■ What the task asks ■
Repeat the material below word for word and leave out all pictures.
## Start
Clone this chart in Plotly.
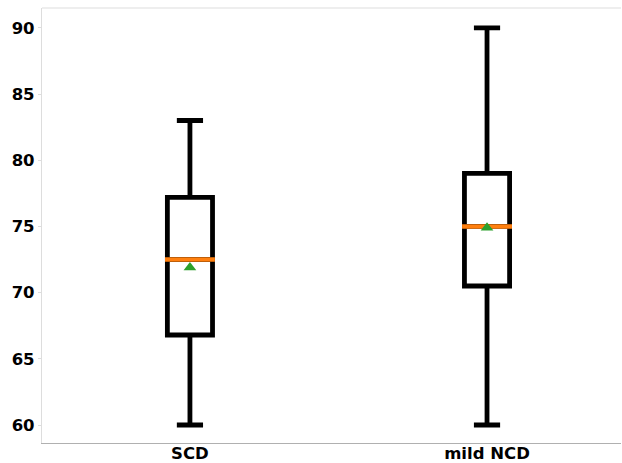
import plotly.graph_objects as go

# Summary statistics per group
groups = ["SCD", "mild NCD"]
positions = [0, 1]
lower_whisker = [60, 60]
q1 = [66.8, 70.5]
median = [72.5, 75.0]
q3 = [77.2, 79.0]
upper_whisker = [83, 90]
means = [71.9, 74.9]

y_ticks = [60, 65, 70, 75, 80, 85, 90]

box_w = 0.152
tick_font = dict(family="DejaVu Sans", size=16.5, color="black", weight="bold")

fig = go.Figure()

fig.add_trace(go.Box(
    x=positions,
    q1=q1,
    median=median,
    q3=q3,
    lowerfence=lower_whisker,
    upperfence=upper_whisker,
    width=box_w,
    whiskerwidth=0.58,
    fillcolor="white",
    line=dict(color="black", width=4.8),
    boxpoints=False,
    hoverinfo="skip",
    showlegend=False,
))

# Orange median bars over each box
for xp, m in zip(positions, median):
    half = box_w / 2 + 0.008
    fig.add_trace(go.Scatter(
        x=[xp - half, xp + half],
        y=[m, m],
        mode="lines",
        line=dict(color="#ff7f0e", width=4.5),
        showlegend=False,
        hoverinfo="skip",
    ))

# Green triangles marking the means
fig.add_trace(go.Scatter(
    x=positions,
    y=means,
    mode="markers",
    marker=dict(symbol="triangle-up", color="#2ca02c", size=11),
    showlegend=False,
    hoverinfo="skip",
))

fig.update_layout(
    width=622,
    height=463,
    margin=dict(l=42, r=1, t=8, b=20),
    plot_bgcolor="white",
    paper_bgcolor="white",
    showlegend=False,
    shapes=[dict(type="line", xref="paper", yref="paper",
                 x0=0, x1=1, y0=1, y1=1,
                 line=dict(color="#dddddd", width=1.2))],
)

fig.update_xaxes(
    range=[-0.498, 1.451],
    tickmode="array",
    tickvals=positions,
    ticktext=groups,
    tickfont=tick_font,
    automargin=False,
    showgrid=False,
    zeroline=False,
    showline=True,
    linecolor="#b0b0b0",
    linewidth=1.2,
    ticks="",
    ticklabelstandoff=-5,
)

fig.update_yaxes(
    range=[58.64, 91.5],
    tickmode="array",
    tickvals=y_ticks,
    tickfont=tick_font,
    automargin=False,
    showgrid=False,
    zeroline=False,
    showline=True,
    linecolor="#dddddd",
    linewidth=1.2,
    ticks="outside",
    ticklen=3,
    tickcolor="#dddddd",
)

fig.write_html("out.html")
## End
■ Finished task ■
Clone this chart in Plotly.
import plotly.graph_objects as go

# Summary statistics per group
groups = ["SCD", "mild NCD"]
positions = [0, 1]
lower_whisker = [60, 60]
q1 = [66.8, 70.5]
median = [72.5, 75.0]
q3 = [77.2, 79.0]
upper_whisker = [83, 90]
means = [71.9, 74.9]

y_ticks = [60, 65, 70, 75, 80, 85, 90]

box_w = 0.152
tick_font = dict(family="DejaVu Sans", size=16.5, color="black", weight="bold")

fig = go.Figure()

fig.add_trace(go.Box(
    x=positions,
    q1=q1,
    median=median,
    q3=q3,
    lowerfence=lower_whisker,
    upperfence=upper_whisker,
    width=box_w,
    whiskerwidth=0.58,
    fillcolor="white",
    line=dict(color="black", width=4.8),
    boxpoints=False,
    hoverinfo="skip",
    showlegend=False,
))

# Orange median bars over each box
for xp, m in zip(positions, median):
    half = box_w / 2 + 0.008
    fig.add_trace(go.Scatter(
        x=[xp - half, xp + half],
        y=[m, m],
        mode="lines",
        line=dict(color="#ff7f0e", width=4.5),
        showlegend=False,
        hoverinfo="skip",
    ))

# Green triangles marking the means
fig.add_trace(go.Scatter(
    x=positions,
    y=means,
    mode="markers",
    marker=dict(symbol="triangle-up", color="#2ca02c", size=11),
    showlegend=False,
    hoverinfo="skip",
))

fig.update_layout(
    width=622,
    height=463,
    margin=dict(l=42, r=1, t=8, b=20),
    plot_bgcolor="white",
    paper_bgcolor="white",
    showlegend=False,
    shapes=[dict(type="line", xref="paper", yref="paper",
                 x0=0, x1=1, y0=1, y1=1,
                 line=dict(color="#dddddd", width=1.2))],
)

fig.update_xaxes(
    range=[-0.498, 1.451],
    tickmode="array",
    tickvals=positions,
    ticktext=groups,
    tickfont=tick_font,
    automargin=False,
    showgrid=False,
    zeroline=False,
    showline=True,
    linecolor="#b0b0b0",
    linewidth=1.2,
    ticks="",
    ticklabelstandoff=-5,
)

fig.update_yaxes(
    range=[58.64, 91.5],
    tickmode="array",
    tickvals=y_ticks,
    tickfont=tick_font,
    automargin=False,
    showgrid=False,
    zeroline=False,
    showline=True,
    linecolor="#dddddd",
    linewidth=1.2,
    ticks="outside",
    ticklen=3,
    tickcolor="#dddddd",
)

fig.write_html("out.html")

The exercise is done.